In our analysis we treat bulk-hybridization as the mirror image of cross-hybridization: it is predicted by similarity to the opposite strand, and it causes decreases rather than increases in intensity. However, the reality is likely to be much more complicated, because the effect size of bulk-hybridization depends on the concentration of two RNA species in a non-trivial manner. Furthermore, bulk-hybridization may involve more than two RNA species. In our simple model presented in , the relevant target sequence is limited to the section directly complementary to the probe. However, any flanking sequence on the target RNA may also affect its binding to the spike sequence. It is probably possible to reduce the relative level of bulk-hybridization by decreasing the target concentration during array hybridization, but whether this benefit would outweigh the resulting loss of signal is unknown.

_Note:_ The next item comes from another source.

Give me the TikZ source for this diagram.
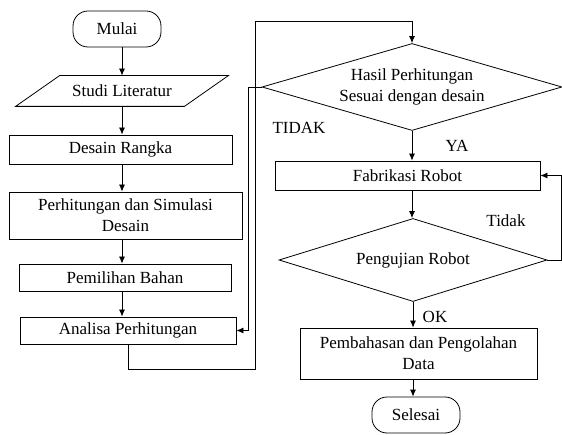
\documentclass[tikz,border=0pt]{standalone}
\usepackage{fontspec}
\setmainfont{Liberation Serif}
\usetikzlibrary{shapes.geometric,arrows.meta}
\tikzstyle{proc}=[rectangle, draw=black, line width=0.8pt, inner sep=0pt, anchor=center, align=center]
\tikzstyle{term}=[proc, rounded corners=15pt, minimum width=88pt, minimum height=36pt]
\tikzstyle{io}=[proc, draw=none, minimum width=168pt, minimum height=30pt]
\tikzstyle{cond}=[diamond, draw=black, line width=0.8pt, inner sep=0pt, align=center]
\tikzstyle{annot}=[align=center]
\tikzstyle{arr}=[line width=0.8pt, -{Latex[length=7pt,width=6pt]}]

\begin{document}
\begin{tikzpicture}[x=1pt, y=-1pt, font=\fontsize{17}{21}\selectfont]
	\useasboundingbox (0,0) rectangle (562,435);

	% kolom kiri
	\node[term](mulai) at (117,29){Mulai};
	\node[io](studi) at (122,91){Studi Literatur};
	\draw[line width=0.8pt] ([xshift=-22pt]studi.south west) -- ([xshift=22pt]studi.north west) -- ([xshift=22pt]studi.north east) -- ([xshift=-22pt]studi.south east) -- cycle;
	\node[proc, minimum width=223pt, minimum height=29pt](desain) at (120.5,149.5){Desain Rangka};
	\node[proc, minimum width=233pt, minimum height=47pt](hitung) at (125.5,215.5){Perhitungan dan Simulasi\\Desain};
	\node[proc, minimum width=212pt, minimum height=27pt](bahan) at (125,277.5){Pemilihan Bahan};
	\node[proc, minimum width=216pt, minimum height=27pt](analisa) at (128,330.5){Analisa Perhitungan};

	% kolom kanan
	\node[cond, aspect=3.45, minimum width=300pt, minimum height=87pt](hasil) at (412,87){Hasil Perhitungan\\Sesuai dengan desain};
	\node[proc, minimum width=265pt, minimum height=29pt](fabrikasi) at (407.5,175.5){Fabrikasi Robot};
	\node[cond, aspect=3.23, minimum width=268pt, minimum height=83pt](uji) at (413,260){Pengujian Robot};
	\node[proc, minimum width=237pt, minimum height=51pt](bahas) at (418.5,353.5){Pembahasan dan Pengolahan\\Data};
	\node[term](selesai) at (416,415){Selesai};

	\node[annot](tidak1) at (299,128){TIDAK};
	\node[annot](ya) at (457,146){YA};
	\node[annot](tidak2) at (506,221){Tidak};
	\node[annot](ok) at (435,317){OK};

	\draw[arr] (mulai.south -| studi) -- (studi.north);
	\draw[arr] (studi.south) -- (desain.north -| studi);
	\draw[arr] (desain.south -| studi) -- (hitung.north -| studi);
	\draw[arr] (hitung.south -| studi) -- (bahan.north -| studi);
	\draw[arr] (bahan.south -| studi) -- (analisa.north -| studi);

	\draw[arr] (analisa.south) -- ++(0,25) -| (255,21) -| (hasil.north);
	\draw[arr] (hasil.west) -- ++(-13,0) |- (analisa.east);

	\draw[arr] (hasil.south) -- (fabrikasi.north -| hasil);
	\draw[arr] (fabrikasi.south -| hasil) -- (uji.north -| hasil);
	\draw[arr] (uji.east) -- ++(14,0) |- (fabrikasi.east);
	\draw[arr] (uji.south) -- (bahas.north -| uji);
	\draw[arr] (bahas.south -| uji) -- (selesai.north -| uji);
\end{tikzpicture}
\end{document}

We should note that we have used S. cerevisiae
strain W303 as our baseline sample, whereas the microarray probes were designed to query S. cerevisiae
strain S288C. The nucleotide divergence between S288C and W303 has been estimated at 0.08% (24
); thus we expect ~1 in 50 probes to contain a single-base mismatch against its intended target. This seems unlikely to have a noticeable effect on the cross-hybridization analysis, which is independent of the baseline target sequence. However, our analysis of bulk-hybridization was performed with the implicit assumption that the target sequence is the exact reverse complement of the probe sequence. We expect sequence discrepancies to introduce small random errors in the alignment scores. Given the large number of probes analyzed, these errors are very unlikely to affect our results.
Efficient prediction of nucleotide hybridization has several potential applications beyond probe selection for microarrays. Sequence-specific hybridization is a cornerstone of several molecular biology techniques, such as PCR, Southern and northern blots, and fluorescent in situ hybridization. Thus, the optimized BLASTN substitution matrix presented in this work may also be useful in the design of probes for these applications.